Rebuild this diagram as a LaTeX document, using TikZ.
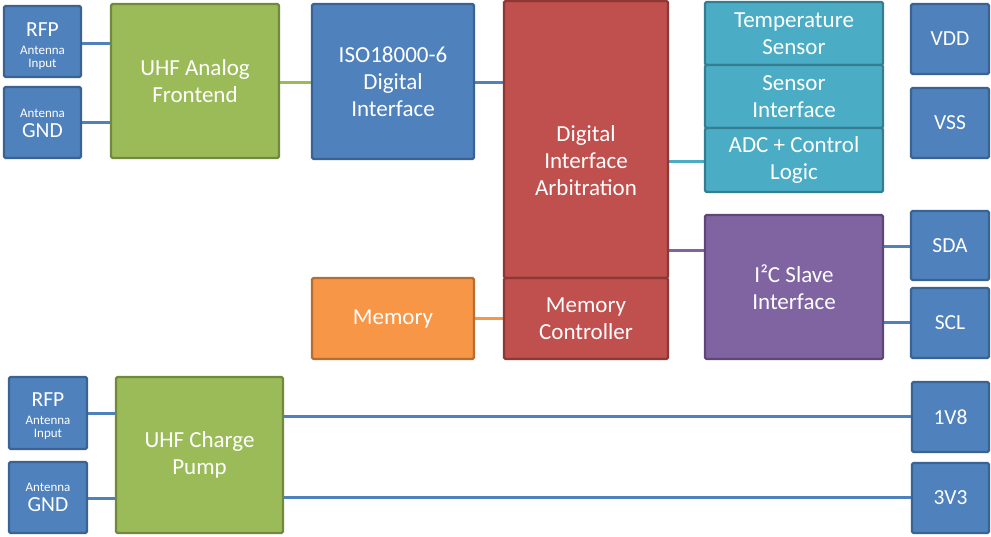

==

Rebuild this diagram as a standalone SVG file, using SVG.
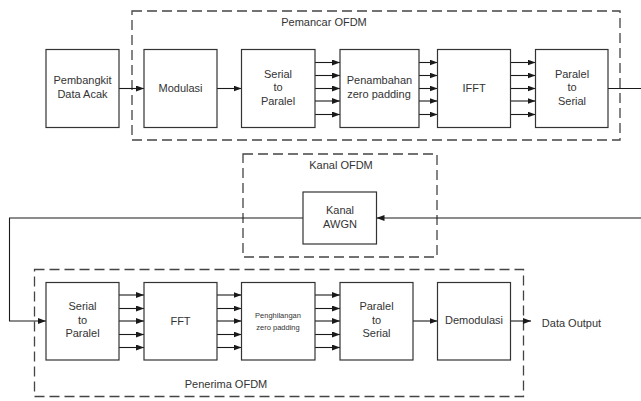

---

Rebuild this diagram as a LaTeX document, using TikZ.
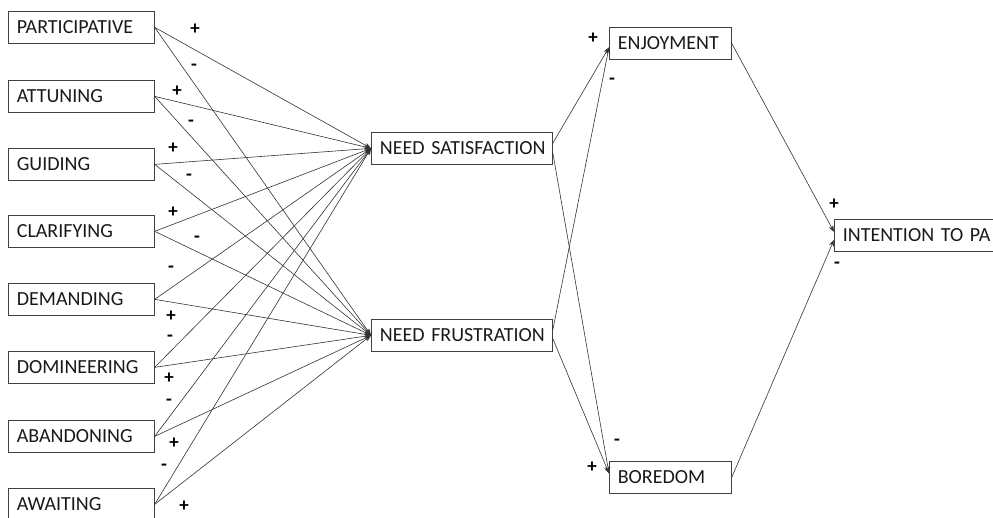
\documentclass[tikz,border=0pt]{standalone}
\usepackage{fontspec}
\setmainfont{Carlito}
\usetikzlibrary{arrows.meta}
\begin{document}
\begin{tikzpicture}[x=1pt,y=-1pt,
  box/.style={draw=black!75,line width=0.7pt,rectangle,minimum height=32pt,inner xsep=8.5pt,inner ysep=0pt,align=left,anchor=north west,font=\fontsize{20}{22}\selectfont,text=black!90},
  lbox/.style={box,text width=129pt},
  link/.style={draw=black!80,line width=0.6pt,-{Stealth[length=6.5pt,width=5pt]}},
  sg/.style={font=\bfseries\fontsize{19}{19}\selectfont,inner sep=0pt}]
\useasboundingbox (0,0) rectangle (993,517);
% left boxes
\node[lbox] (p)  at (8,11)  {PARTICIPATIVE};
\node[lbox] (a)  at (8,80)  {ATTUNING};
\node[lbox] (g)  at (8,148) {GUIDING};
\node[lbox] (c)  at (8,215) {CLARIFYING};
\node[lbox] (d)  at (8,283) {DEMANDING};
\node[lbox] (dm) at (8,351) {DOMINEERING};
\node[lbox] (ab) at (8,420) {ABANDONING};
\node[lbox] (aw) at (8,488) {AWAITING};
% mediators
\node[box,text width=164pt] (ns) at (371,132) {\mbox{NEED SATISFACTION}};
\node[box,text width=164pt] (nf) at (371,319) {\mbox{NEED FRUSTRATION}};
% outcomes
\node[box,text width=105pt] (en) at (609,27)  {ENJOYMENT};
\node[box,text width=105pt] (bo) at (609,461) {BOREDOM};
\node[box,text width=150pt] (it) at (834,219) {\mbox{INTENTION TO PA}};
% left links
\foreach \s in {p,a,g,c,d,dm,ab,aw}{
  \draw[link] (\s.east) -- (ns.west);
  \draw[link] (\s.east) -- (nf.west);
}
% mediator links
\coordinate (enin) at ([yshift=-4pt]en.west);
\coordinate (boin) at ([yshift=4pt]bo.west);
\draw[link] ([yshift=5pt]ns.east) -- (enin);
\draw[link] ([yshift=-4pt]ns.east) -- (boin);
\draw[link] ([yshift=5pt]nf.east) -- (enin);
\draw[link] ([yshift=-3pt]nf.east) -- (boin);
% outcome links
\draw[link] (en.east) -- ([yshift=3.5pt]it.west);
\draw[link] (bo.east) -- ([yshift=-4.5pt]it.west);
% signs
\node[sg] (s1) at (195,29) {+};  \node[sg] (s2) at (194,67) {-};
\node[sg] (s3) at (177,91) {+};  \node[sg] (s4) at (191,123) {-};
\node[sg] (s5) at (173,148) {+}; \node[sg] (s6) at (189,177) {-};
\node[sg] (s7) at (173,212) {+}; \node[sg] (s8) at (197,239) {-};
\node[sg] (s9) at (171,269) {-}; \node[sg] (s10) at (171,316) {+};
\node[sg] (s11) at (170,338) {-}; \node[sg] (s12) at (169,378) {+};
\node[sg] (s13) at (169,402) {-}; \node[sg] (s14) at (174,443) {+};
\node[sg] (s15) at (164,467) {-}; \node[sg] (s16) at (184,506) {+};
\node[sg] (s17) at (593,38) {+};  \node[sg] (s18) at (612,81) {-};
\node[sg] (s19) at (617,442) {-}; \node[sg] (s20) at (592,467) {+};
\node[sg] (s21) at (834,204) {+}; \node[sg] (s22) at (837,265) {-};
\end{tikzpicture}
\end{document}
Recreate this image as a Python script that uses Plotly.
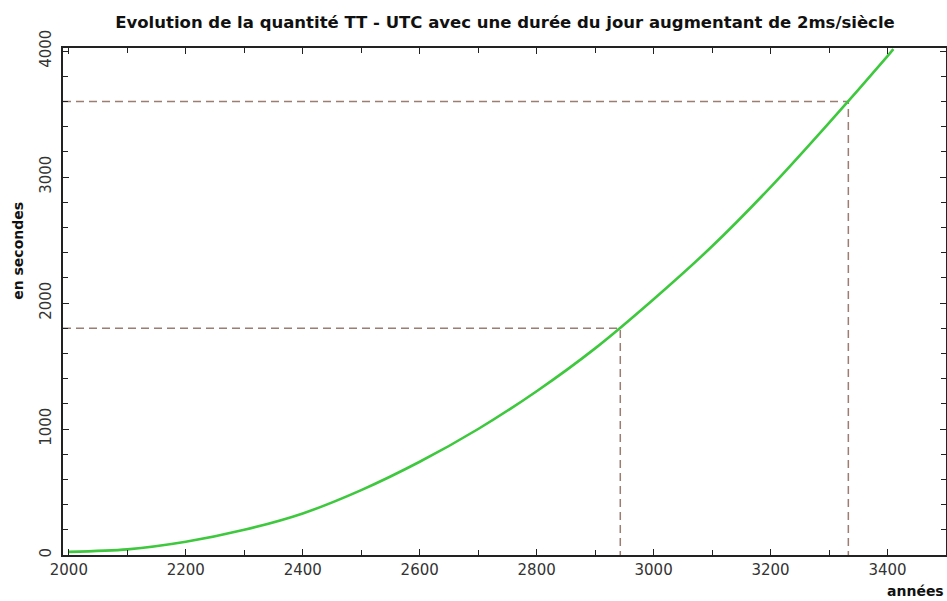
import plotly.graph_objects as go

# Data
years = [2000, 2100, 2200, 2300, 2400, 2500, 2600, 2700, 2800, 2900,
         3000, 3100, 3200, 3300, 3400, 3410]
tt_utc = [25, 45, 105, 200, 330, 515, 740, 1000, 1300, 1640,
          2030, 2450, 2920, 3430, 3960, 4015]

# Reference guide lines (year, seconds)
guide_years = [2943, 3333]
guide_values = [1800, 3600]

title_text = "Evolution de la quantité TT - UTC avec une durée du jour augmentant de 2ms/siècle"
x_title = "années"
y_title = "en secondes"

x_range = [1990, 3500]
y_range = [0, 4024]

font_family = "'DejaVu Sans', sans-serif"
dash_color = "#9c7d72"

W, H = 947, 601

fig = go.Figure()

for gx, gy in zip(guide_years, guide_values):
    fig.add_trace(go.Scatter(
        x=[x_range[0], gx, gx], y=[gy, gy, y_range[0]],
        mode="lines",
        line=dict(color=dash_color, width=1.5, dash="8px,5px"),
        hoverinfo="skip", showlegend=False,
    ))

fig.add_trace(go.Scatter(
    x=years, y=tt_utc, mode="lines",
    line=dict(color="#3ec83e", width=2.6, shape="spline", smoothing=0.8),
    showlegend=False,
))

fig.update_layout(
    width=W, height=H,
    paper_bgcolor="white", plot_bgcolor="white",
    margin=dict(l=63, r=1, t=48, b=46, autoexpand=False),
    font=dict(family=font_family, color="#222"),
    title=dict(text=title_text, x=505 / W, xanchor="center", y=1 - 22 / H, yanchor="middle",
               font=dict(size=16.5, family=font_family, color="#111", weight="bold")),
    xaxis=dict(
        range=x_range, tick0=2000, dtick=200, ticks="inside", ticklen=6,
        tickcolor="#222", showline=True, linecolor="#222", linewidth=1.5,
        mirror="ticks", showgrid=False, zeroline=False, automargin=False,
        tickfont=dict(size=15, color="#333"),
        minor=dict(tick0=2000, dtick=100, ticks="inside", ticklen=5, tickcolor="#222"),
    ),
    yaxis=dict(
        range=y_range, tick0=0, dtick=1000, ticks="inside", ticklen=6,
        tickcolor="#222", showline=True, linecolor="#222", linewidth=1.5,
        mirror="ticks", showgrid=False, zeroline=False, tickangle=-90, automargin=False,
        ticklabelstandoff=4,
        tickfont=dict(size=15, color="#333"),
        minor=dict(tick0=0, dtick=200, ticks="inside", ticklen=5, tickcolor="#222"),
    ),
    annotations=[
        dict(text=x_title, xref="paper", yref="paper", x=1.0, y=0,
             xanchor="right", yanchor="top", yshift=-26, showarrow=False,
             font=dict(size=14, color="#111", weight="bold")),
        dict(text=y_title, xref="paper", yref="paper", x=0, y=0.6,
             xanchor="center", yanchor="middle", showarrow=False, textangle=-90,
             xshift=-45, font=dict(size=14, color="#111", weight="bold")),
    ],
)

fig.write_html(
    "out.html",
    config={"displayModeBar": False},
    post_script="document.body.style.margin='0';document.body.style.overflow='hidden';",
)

## Required work:
Transcribe only the lines above that start at the line containing "Recreate this image" and end at the line containing "import plotly.graph_objects as go". Omit pictures.

## Result:
Recreate this image as a Python script that uses Plotly.
import plotly.graph_objects as go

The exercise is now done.